Omit every picture and return the rest of the data unaltered.

- Data excerpt:
....................

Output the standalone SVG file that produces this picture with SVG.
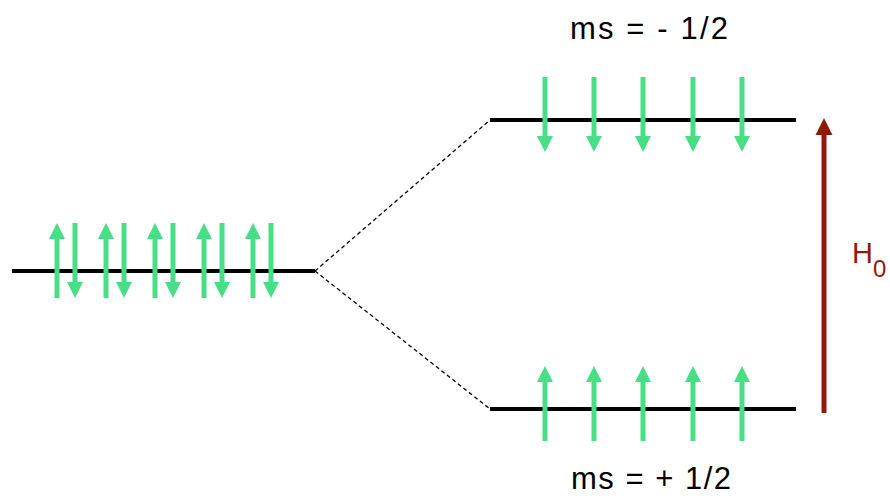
<svg xmlns="http://www.w3.org/2000/svg" xmlns:xlink="http://www.w3.org/1999/xlink" width="890" height="496" viewBox="0 0 890 496">
<style>
.level{stroke:#000;stroke-width:4;fill:none}
.spin{fill:#48de85}
.dash{stroke:#000;stroke-width:1.3;stroke-dasharray:4 3;fill:none}
.lbl{font-family:"Liberation Sans",Arial,sans-serif;font-size:31px;fill:#000}
.field{fill:#8e1a0c}
.h{font-family:"Liberation Sans",Arial,sans-serif;fill:#8e1a0c}
</style>
<defs>
<path id="up" d="M0,0 L8,16 L2.5,16 L2.5,75 L-2.5,75 L-2.5,16 L-8,16 Z"/>
<path id="down" d="M0,75 L8,59 L2.5,59 L2.5,0 L-2.5,0 L-2.5,59 L-8,59 Z"/>
</defs>
<rect width="890" height="496" fill="#fff"/>
<g id="connectors">
<line class="dash" x1="315" y1="271" x2="490" y2="120"/>
<line class="dash" x1="315" y1="271" x2="490" y2="409"/>
</g>
<g id="degenerate-level">
<line class="level" x1="12" y1="271" x2="315" y2="271"/>
<g class="spin">
<use xlink:href="#up" x="57" y="223"/><use xlink:href="#down" x="75" y="223"/>
<use xlink:href="#up" x="106" y="223"/><use xlink:href="#down" x="124" y="223"/>
<use xlink:href="#up" x="155" y="223"/><use xlink:href="#down" x="173" y="223"/>
<use xlink:href="#up" x="204" y="223"/><use xlink:href="#down" x="222" y="223"/>
<use xlink:href="#up" x="253" y="223"/><use xlink:href="#down" x="271" y="223"/>
</g>
</g>
<g id="upper-level">
<line class="level" x1="490" y1="120" x2="796" y2="120"/>
<g class="spin">
<use xlink:href="#down" x="545" y="77"/>
<use xlink:href="#down" x="594" y="77"/>
<use xlink:href="#down" x="643" y="77"/>
<use xlink:href="#down" x="693" y="77"/>
<use xlink:href="#down" x="742" y="77"/>
</g>
<text class="lbl" x="570" y="39" textLength="158" lengthAdjust="spacing">ms = - 1/2</text>
</g>
<g id="lower-level">
<line class="level" x1="490" y1="409" x2="796" y2="409"/>
<g class="spin">
<use xlink:href="#up" x="545" y="366"/>
<use xlink:href="#up" x="594" y="366"/>
<use xlink:href="#up" x="643" y="366"/>
<use xlink:href="#up" x="693" y="366"/>
<use xlink:href="#up" x="742" y="366"/>
</g>
<text class="lbl" x="571" y="489" textLength="160" lengthAdjust="spacing">ms = + 1/2</text>
</g>
<g id="field">
<path class="field" d="M824,118 L832.5,135 L826.5,135 L826.5,413 L821.5,413 L821.5,135 L815.5,135 Z"/>
<text class="h" x="852" y="263" font-size="29">H</text>
<text class="h" x="873" y="277" font-size="24">0</text>
</g>
</svg>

....................

- Correct answer:
Output the standalone SVG file that produces this picture with SVG.
<svg xmlns="http://www.w3.org/2000/svg" xmlns:xlink="http://www.w3.org/1999/xlink" width="890" height="496" viewBox="0 0 890 496">
<style>
.level{stroke:#000;stroke-width:4;fill:none}
.spin{fill:#48de85}
.dash{stroke:#000;stroke-width:1.3;stroke-dasharray:4 3;fill:none}
.lbl{font-family:"Liberation Sans",Arial,sans-serif;font-size:31px;fill:#000}
.field{fill:#8e1a0c}
.h{font-family:"Liberation Sans",Arial,sans-serif;fill:#8e1a0c}
</style>
<defs>
<path id="up" d="M0,0 L8,16 L2.5,16 L2.5,75 L-2.5,75 L-2.5,16 L-8,16 Z"/>
<path id="down" d="M0,75 L8,59 L2.5,59 L2.5,0 L-2.5,0 L-2.5,59 L-8,59 Z"/>
</defs>
<rect width="890" height="496" fill="#fff"/>
<g id="connectors">
<line class="dash" x1="315" y1="271" x2="490" y2="120"/>
<line class="dash" x1="315" y1="271" x2="490" y2="409"/>
</g>
<g id="degenerate-level">
<line class="level" x1="12" y1="271" x2="315" y2="271"/>
<g class="spin">
<use xlink:href="#up" x="57" y="223"/><use xlink:href="#down" x="75" y="223"/>
<use xlink:href="#up" x="106" y="223"/><use xlink:href="#down" x="124" y="223"/>
<use xlink:href="#up" x="155" y="223"/><use xlink:href="#down" x="173" y="223"/>
<use xlink:href="#up" x="204" y="223"/><use xlink:href="#down" x="222" y="223"/>
<use xlink:href="#up" x="253" y="223"/><use xlink:href="#down" x="271" y="223"/>
</g>
</g>
<g id="upper-level">
<line class="level" x1="490" y1="120" x2="796" y2="120"/>
<g class="spin">
<use xlink:href="#down" x="545" y="77"/>
<use xlink:href="#down" x="594" y="77"/>
<use xlink:href="#down" x="643" y="77"/>
<use xlink:href="#down" x="693" y="77"/>
<use xlink:href="#down" x="742" y="77"/>
</g>
<text class="lbl" x="570" y="39" textLength="158" lengthAdjust="spacing">ms = - 1/2</text>
</g>
<g id="lower-level">
<line class="level" x1="490" y1="409" x2="796" y2="409"/>
<g class="spin">
<use xlink:href="#up" x="545" y="366"/>
<use xlink:href="#up" x="594" y="366"/>
<use xlink:href="#up" x="643" y="366"/>
<use xlink:href="#up" x="693" y="366"/>
<use xlink:href="#up" x="742" y="366"/>
</g>
<text class="lbl" x="571" y="489" textLength="160" lengthAdjust="spacing">ms = + 1/2</text>
</g>
<g id="field">
<path class="field" d="M824,118 L832.5,135 L826.5,135 L826.5,413 L821.5,413 L821.5,135 L815.5,135 Z"/>
<text class="h" x="852" y="263" font-size="29">H</text>
<text class="h" x="873" y="277" font-size="24">0</text>
</g>
</svg>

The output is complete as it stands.